Ann. Geophys., 25, 1887–1897, 2007
https://doi.org/10.5194/angeo-25-1887-2007
© Author(s) 2007. This work is distributed under
the Creative Commons Attribution 3.0 License.

  29 Aug 2007

29 Aug 2007

Near-simultaneous magnetotail flux rope observations with Cluster and Double Star

A. P. Walsh1, A. N. Fazakerley1, R. J. Wilson1,2, I. V. Alexeev1, P. D. Henderson1, C. J. Owen1, E. Lucek3, C. Carr3, and I. Dandouras4 A. P. Walsh et al.
  • 1Mullard Space Science Laboratory, University College London, Holmbury St. Mary, Dorking, RH5 6NT, UK
  • 2Los Alamos National Laboratory, Los Alamos, New Mexico, USA
  • 3Space and Atmospheric Physics, Imperial College London, SW7 2BZ, UK
  • 4Centre d'Etude Spatiale des Rayonnements, Toulouse, France

Abstract. We present observations of three magnetic flux ropes in the tail of the Earth's magnetosphere on 7 August 2004 by the Cluster and Double Star TC-1 spacecraft.

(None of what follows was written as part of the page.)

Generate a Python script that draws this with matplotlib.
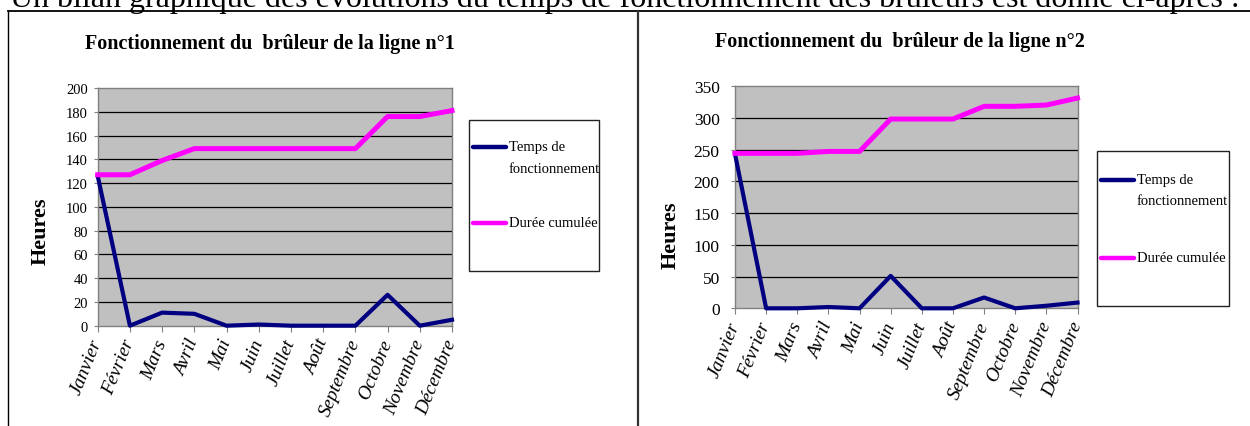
import matplotlib
matplotlib.use("Agg")
import matplotlib.pyplot as plt
from matplotlib.lines import Line2D
from matplotlib.patches import Rectangle

W, H = 1250, 427
NAVY = "#000080"; PINK = "#ff00ff"; SILVER = "#c0c0c0"; FRAME = "#808080"

plt.rcParams["font.family"] = ["Liberation Serif", "DejaVu Serif"]

mois = ["Janvier", "Février", "Mars", "Avril", "Mai", "Juin", "Juillet",
        "Août", "Septembre", "Octobre", "Novembre", "Décembre"]
series_labels = ["Temps de\nfonctionnement", "Durée cumulée"]
series_colors = [NAVY, PINK]

temps_1 = [126, 0, 11, 10, 0, 1, 0, 0, 0, 26, 0, 5]
cumul_1 = [127, 127, 139, 149, 149, 149, 149, 149, 149, 176, 176, 181]
yticks_1 = list(range(0, 201, 20))

temps_2 = [243, 0, 0, 2, 0, 51, 0, 0, 17, 0, 4, 9]
cumul_2 = [244, 244, 244, 247, 247, 298, 298, 298, 318, 318, 320, 331]
yticks_2 = list(range(0, 351, 50))


def rect(x0, y0, x1, y1):
    return [x0 / W, 1 - y1 / H, (x1 - x0) / W, (y1 - y0) / H]


def fx(x):
    return x / W


def fy(y):
    return 1 - y / H


fig = plt.figure(figsize=(W / 100, H / 100), dpi=100)
fig.patch.set_facecolor("white")

# sentence above the table, cut by the top edge as in the scan
fig.text(fx(10), fy(6.5), "Un bilan graphique des évolutions du temps de fonctionnement "
         "des brûleurs est donné ci-après :", fontsize=23, ha="left", va="baseline")

# table borders
for xs, ys, lw, c in [((8, 1250), (12, 12), 1.3, "black"),
                      ((8, 8), (12, 427), 1.0, "black"),
                      ((638, 638), (12, 427), 1.6, "#333333")]:
    fig.add_artist(Line2D([fx(xs[0]), fx(xs[1])], [fy(ys[0]), fy(ys[1])],
                          transform=fig.transFigure, color=c, linewidth=lw))


def panel(box, temps, cumul, yticks, ytick_size, ytick_pad, title, title_xy,
          ylab_xy, leg_box, leg_rows):
    ax = fig.add_axes(rect(*box))
    ax.set_facecolor(SILVER)
    x = list(range(len(mois)))
    for vals, col, lw in [(temps, NAVY, 3.0), (cumul, PINK, 3.6)]:
        ax.plot(x, vals, color=col, linewidth=lw, clip_on=False, zorder=3)
    ax.set_xlim(0, len(mois) - 1)
    ax.set_ylim(yticks[0], yticks[-1])
    ax.set_yticks(yticks)
    ax.set_xticks(x)
    ax.set_xticklabels(mois, rotation=68, ha="right", va="center",
                       rotation_mode="anchor", fontstyle="italic", fontsize=14)
    ax.tick_params(axis="x", length=4, color=FRAME, pad=6)
    ax.tick_params(axis="y", length=3, color=FRAME, pad=ytick_pad,
                   labelsize=ytick_size)
    for s in ax.spines.values():
        s.set_color(FRAME)
        s.set_linewidth(1.0)
    for v in yticks[1:-1]:
        ax.axhline(v, color="black", linewidth=0.9, zorder=1)
    fig.text(fx(title_xy[0]), fy(title_xy[1]), title, fontsize=14.5,
             fontweight="bold", ha="center", va="baseline")
    fig.text(fx(ylab_xy[0]), fy(ylab_xy[1]), "Heures", fontsize=16,
             fontweight="bold", rotation=90, ha="center", va="center")

    # legend box
    lx0, ly0, lx1, ly1 = leg_box
    lg = fig.add_axes(rect(*leg_box))
    lg.set_xlim(lx0, lx1)
    lg.set_ylim(ly1, ly0)
    lg.axis("off")
    lg.add_patch(Rectangle((lx0, ly0), lx1 - lx0, ly1 - ly0, facecolor="white",
                           edgecolor="#222222", linewidth=1.0, clip_on=False))
    for lab, col, yrow in zip(series_labels, series_colors, leg_rows):
        lg.plot([lx0 + 4, lx0 + 37], [yrow, yrow], color=col, linewidth=3.2,
                solid_capstyle="round")
        lg.text(lx0 + 40, yrow - 7, lab, fontsize=10.5, ha="left", va="top",
                linespacing=1.85)
    return ax


panel((97.7, 89, 452, 326.7), temps_1, cumul_1, yticks_1, 10.5, 4,
      "Fonctionnement du  brûleur de la ligne n°1", (270, 48.5), (41, 231),
      (469, 121, 599, 272), (148, 224))
panel((735, 87, 1077.5, 309.3), temps_2, cumul_2, yticks_2, 12.5, 8,
      "Fonctionnement du  brûleur de la ligne n°2", (900, 47.5), (671, 235),
      (1097, 152, 1229, 307), (181, 259))

fig.savefig("out.png", dpi=100, facecolor="white")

The first two flux rope signatures were observed, near-simultaneously, by Cluster and TC-1, which were located at (–16.3, –8.7, 0.10) RE GSM and (–10.3, –7.11, 0.81) RE GSM, respectively, a separation of 6.3 RE. A third signature was observed some four minutes later by two of the four Cluster spacecraft, while the other two spacecraft observed a feature resembling a Travelling Compression Region (TCR). These observations are interpreted as three individual flux ropes existing in the magnetotail, the first two, at least, simultaneously. The formation mechanism of the flux ropes and the consequences of their presence for the structure of the magnetotail on this day are discussed in the context of multiple X-point reconnection.